----- Records for processing

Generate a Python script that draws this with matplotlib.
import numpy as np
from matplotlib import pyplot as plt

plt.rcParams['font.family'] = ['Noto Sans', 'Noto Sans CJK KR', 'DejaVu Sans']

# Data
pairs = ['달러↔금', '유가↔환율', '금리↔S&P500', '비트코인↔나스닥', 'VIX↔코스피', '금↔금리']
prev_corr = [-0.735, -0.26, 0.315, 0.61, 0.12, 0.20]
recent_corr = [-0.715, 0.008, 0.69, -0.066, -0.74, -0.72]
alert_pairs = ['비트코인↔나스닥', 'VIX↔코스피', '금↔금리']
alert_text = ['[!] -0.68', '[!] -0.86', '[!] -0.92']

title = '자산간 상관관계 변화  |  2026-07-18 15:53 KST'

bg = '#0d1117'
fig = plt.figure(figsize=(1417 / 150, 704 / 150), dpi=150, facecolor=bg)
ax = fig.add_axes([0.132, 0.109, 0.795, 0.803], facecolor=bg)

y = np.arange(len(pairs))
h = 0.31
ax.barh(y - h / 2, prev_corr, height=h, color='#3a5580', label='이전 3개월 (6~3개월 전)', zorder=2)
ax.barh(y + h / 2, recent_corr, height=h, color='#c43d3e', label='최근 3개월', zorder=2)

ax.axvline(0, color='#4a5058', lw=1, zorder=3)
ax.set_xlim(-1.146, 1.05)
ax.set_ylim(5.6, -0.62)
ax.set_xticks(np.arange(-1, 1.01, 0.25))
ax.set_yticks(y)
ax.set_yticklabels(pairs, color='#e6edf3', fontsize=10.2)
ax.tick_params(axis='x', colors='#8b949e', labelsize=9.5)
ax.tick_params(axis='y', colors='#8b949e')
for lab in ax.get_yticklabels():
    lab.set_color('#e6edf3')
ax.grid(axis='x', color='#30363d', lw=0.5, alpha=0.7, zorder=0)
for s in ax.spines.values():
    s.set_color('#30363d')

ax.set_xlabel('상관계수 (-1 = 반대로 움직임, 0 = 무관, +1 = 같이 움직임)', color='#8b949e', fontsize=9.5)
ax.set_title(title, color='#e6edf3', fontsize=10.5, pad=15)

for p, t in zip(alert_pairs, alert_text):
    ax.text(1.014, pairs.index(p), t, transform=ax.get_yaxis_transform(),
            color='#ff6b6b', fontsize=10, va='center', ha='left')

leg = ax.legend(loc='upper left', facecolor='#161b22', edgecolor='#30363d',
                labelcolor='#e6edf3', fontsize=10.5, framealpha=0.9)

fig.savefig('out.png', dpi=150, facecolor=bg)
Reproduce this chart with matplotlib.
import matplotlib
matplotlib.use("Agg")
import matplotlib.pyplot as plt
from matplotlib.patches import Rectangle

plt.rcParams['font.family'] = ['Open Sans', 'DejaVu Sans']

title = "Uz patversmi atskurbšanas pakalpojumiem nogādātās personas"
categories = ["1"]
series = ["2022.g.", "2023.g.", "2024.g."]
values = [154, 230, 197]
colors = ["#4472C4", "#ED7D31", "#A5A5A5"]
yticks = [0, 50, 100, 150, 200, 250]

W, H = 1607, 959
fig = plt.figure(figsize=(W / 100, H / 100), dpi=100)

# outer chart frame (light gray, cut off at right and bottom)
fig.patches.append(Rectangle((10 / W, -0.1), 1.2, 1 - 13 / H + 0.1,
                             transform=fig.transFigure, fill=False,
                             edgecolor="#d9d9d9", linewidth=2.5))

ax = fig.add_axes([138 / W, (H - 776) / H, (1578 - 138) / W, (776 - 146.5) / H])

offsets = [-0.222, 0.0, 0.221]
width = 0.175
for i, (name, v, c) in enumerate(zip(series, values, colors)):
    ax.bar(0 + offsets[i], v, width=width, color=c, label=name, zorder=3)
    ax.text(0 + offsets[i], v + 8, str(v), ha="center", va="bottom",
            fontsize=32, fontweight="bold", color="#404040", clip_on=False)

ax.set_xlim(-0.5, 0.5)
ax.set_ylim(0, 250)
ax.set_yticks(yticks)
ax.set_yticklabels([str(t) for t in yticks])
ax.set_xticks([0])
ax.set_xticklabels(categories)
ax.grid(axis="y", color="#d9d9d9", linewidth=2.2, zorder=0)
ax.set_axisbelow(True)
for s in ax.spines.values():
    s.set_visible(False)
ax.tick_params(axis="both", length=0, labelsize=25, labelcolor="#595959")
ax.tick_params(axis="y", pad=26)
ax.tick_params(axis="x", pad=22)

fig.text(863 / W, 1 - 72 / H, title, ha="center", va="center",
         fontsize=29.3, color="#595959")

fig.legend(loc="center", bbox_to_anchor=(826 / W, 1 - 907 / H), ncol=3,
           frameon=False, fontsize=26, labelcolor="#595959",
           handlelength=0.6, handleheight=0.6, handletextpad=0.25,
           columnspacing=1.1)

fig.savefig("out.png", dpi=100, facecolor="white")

----------

▶ _What is required_
Take the lines from the line with "Reproduce this chart with matplotlib." through the line with "plt.rcParams['font.family'] = ['Open", both ends included, and give them again exactly, with nothing else.

▶ _Full answer_
Reproduce this chart with matplotlib.
import matplotlib
matplotlib.use("Agg")
import matplotlib.pyplot as plt
from matplotlib.patches import Rectangle

plt.rcParams['font.family'] = ['Open Sans', 'DejaVu Sans']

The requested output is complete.